**Exercise aim:** Reproduce exactly the run of lines from the one containing "Recreate this image" through the one containing "0.0143, 0.0134, 0.0127, 0.0121, 0.0116, 0.0110, 0.0101]". Pictures do not belong in the copy.

**A block of data:**
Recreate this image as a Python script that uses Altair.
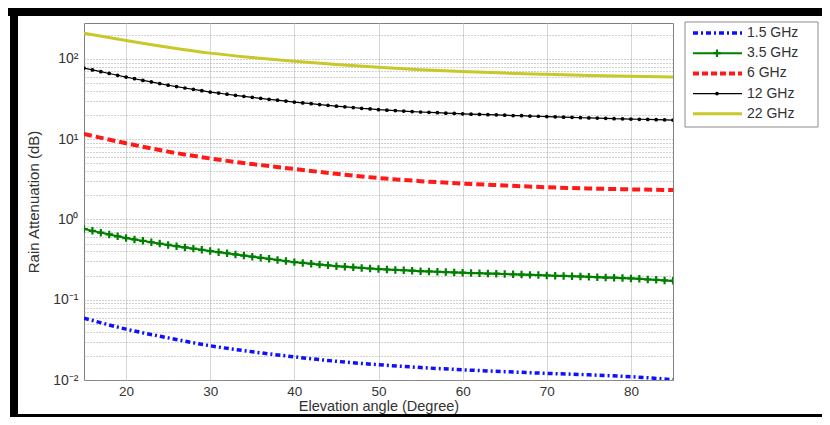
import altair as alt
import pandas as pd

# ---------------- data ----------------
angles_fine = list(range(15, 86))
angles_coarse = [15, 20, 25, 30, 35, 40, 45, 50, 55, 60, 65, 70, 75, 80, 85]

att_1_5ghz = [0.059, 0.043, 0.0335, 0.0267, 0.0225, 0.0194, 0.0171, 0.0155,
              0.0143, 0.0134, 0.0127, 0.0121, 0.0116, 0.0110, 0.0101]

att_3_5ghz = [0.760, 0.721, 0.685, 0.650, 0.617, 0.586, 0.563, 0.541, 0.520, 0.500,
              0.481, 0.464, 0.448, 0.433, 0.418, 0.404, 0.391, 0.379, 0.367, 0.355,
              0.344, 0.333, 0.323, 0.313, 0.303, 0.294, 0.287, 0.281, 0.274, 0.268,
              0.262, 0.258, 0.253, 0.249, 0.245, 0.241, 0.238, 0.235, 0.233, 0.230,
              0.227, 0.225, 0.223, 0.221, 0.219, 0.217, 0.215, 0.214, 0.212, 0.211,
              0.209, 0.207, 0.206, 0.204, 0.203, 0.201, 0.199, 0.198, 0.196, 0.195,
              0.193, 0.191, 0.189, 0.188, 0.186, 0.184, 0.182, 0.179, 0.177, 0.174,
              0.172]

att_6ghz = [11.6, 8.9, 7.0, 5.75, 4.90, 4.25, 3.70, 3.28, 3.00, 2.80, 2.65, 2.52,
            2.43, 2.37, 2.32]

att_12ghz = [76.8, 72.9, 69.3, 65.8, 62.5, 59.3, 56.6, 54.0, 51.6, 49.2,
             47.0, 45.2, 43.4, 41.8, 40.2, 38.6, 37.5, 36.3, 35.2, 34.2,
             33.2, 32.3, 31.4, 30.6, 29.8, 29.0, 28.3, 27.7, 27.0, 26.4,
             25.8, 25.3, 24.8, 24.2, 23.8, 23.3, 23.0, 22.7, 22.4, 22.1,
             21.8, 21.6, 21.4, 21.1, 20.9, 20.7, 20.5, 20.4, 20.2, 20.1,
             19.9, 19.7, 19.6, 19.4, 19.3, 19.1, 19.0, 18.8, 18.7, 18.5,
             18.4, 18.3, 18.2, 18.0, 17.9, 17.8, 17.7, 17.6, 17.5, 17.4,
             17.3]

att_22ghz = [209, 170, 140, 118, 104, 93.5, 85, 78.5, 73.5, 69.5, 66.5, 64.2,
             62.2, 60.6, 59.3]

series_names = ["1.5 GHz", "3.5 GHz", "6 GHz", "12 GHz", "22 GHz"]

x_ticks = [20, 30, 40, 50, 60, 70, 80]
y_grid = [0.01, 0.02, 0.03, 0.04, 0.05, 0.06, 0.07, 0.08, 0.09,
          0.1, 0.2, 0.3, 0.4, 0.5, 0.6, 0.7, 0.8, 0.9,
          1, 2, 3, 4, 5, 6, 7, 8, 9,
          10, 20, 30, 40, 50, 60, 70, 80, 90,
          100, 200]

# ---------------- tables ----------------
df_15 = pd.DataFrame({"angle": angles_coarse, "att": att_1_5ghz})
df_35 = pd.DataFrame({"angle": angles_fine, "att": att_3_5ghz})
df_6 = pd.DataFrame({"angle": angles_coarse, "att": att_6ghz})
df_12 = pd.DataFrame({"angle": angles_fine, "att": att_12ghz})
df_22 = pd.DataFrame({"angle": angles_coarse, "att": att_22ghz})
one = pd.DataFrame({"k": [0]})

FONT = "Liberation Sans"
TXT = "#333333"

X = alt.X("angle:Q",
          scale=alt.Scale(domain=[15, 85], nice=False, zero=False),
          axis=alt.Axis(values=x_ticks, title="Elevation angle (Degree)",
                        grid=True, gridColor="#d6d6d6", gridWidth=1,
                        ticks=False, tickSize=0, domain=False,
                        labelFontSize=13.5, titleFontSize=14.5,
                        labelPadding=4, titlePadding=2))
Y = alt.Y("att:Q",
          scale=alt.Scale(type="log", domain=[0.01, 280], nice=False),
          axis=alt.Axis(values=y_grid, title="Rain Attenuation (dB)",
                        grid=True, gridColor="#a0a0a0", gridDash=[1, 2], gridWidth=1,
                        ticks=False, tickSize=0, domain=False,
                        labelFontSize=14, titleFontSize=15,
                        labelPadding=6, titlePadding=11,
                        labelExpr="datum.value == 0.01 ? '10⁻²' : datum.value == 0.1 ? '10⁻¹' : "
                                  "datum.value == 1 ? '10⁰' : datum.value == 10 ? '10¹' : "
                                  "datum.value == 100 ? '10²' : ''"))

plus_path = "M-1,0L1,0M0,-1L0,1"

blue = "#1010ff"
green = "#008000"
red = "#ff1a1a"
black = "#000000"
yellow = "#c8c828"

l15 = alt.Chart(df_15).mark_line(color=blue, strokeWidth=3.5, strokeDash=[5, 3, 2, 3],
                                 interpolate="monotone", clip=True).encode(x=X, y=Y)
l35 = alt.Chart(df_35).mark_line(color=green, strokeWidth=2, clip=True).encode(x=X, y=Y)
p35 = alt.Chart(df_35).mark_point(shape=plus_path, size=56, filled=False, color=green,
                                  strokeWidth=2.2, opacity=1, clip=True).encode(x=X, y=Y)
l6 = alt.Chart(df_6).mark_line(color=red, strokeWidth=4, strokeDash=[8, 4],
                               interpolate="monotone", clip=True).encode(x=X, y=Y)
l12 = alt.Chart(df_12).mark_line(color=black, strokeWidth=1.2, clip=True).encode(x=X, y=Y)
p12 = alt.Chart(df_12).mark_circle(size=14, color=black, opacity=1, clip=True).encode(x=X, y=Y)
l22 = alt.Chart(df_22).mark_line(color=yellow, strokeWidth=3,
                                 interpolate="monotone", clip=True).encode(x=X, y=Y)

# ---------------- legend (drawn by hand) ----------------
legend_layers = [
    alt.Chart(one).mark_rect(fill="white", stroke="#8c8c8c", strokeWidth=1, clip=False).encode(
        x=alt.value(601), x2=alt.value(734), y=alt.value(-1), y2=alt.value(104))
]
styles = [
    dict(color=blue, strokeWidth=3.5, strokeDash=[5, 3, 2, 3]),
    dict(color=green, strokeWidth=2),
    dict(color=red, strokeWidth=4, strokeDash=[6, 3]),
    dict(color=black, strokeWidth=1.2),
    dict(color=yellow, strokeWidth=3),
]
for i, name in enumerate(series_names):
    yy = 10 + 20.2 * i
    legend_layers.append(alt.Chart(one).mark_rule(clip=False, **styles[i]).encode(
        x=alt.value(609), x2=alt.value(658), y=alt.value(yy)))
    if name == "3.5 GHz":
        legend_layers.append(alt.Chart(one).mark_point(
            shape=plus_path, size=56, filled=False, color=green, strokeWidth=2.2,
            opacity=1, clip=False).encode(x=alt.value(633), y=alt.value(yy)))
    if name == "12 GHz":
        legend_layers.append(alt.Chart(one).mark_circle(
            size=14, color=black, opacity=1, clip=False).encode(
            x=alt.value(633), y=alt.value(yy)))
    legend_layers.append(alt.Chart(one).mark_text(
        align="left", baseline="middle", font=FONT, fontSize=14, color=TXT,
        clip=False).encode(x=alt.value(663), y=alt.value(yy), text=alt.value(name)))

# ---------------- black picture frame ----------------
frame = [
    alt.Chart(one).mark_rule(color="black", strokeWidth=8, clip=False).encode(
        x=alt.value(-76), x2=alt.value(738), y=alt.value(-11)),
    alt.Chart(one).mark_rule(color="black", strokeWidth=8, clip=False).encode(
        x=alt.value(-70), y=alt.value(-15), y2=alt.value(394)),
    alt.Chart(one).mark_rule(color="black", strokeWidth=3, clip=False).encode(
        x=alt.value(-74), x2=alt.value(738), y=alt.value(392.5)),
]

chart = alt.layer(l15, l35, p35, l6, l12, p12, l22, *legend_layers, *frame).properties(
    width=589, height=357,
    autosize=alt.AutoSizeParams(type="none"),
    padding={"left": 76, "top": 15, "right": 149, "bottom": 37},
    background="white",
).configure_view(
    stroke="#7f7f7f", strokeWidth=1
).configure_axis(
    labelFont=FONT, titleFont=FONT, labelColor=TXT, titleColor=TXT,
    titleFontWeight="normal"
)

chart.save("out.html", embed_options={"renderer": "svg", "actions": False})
---
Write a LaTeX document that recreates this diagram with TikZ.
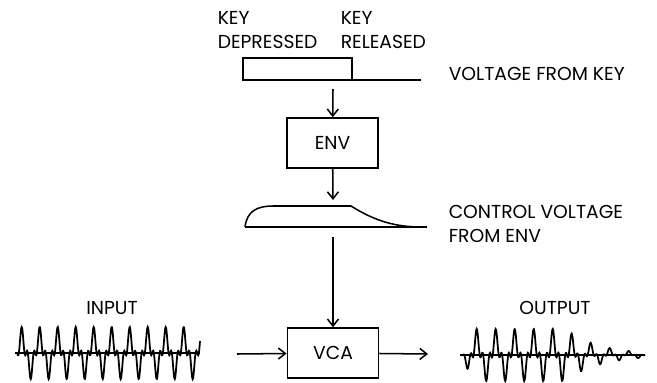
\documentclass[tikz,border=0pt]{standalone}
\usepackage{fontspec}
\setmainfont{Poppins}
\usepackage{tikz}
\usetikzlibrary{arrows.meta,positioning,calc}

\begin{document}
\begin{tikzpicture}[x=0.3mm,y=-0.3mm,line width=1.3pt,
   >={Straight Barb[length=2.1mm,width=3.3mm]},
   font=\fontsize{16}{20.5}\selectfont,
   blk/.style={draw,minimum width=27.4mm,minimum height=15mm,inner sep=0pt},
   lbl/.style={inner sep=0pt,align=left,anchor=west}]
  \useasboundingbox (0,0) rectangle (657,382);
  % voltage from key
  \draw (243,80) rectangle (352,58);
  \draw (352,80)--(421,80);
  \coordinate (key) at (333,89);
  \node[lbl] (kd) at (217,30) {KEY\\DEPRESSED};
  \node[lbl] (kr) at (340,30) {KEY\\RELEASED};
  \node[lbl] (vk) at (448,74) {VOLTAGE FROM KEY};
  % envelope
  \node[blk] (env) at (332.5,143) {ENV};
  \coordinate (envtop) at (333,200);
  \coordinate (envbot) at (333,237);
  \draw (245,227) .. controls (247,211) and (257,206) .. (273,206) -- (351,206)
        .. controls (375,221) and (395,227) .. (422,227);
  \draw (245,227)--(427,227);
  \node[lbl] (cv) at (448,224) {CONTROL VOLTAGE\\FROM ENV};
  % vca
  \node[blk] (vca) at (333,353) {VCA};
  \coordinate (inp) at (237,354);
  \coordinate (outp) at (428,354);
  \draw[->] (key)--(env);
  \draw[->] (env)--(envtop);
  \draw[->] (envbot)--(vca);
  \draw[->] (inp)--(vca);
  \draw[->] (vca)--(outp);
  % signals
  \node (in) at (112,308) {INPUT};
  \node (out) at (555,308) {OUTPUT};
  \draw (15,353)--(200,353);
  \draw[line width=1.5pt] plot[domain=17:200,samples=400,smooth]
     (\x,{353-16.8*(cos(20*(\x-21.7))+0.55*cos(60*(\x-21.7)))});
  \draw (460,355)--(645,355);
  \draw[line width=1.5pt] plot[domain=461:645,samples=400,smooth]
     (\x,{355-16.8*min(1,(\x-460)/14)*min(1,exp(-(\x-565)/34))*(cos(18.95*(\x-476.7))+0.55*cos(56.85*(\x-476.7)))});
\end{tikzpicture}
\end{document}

**Solution to this exercise:**
Recreate this image as a Python script that uses Altair.
import altair as alt
import pandas as pd

# ---------------- data ----------------
angles_fine = list(range(15, 86))
angles_coarse = [15, 20, 25, 30, 35, 40, 45, 50, 55, 60, 65, 70, 75, 80, 85]

att_1_5ghz = [0.059, 0.043, 0.0335, 0.0267, 0.0225, 0.0194, 0.0171, 0.0155,
              0.0143, 0.0134, 0.0127, 0.0121, 0.0116, 0.0110, 0.0101]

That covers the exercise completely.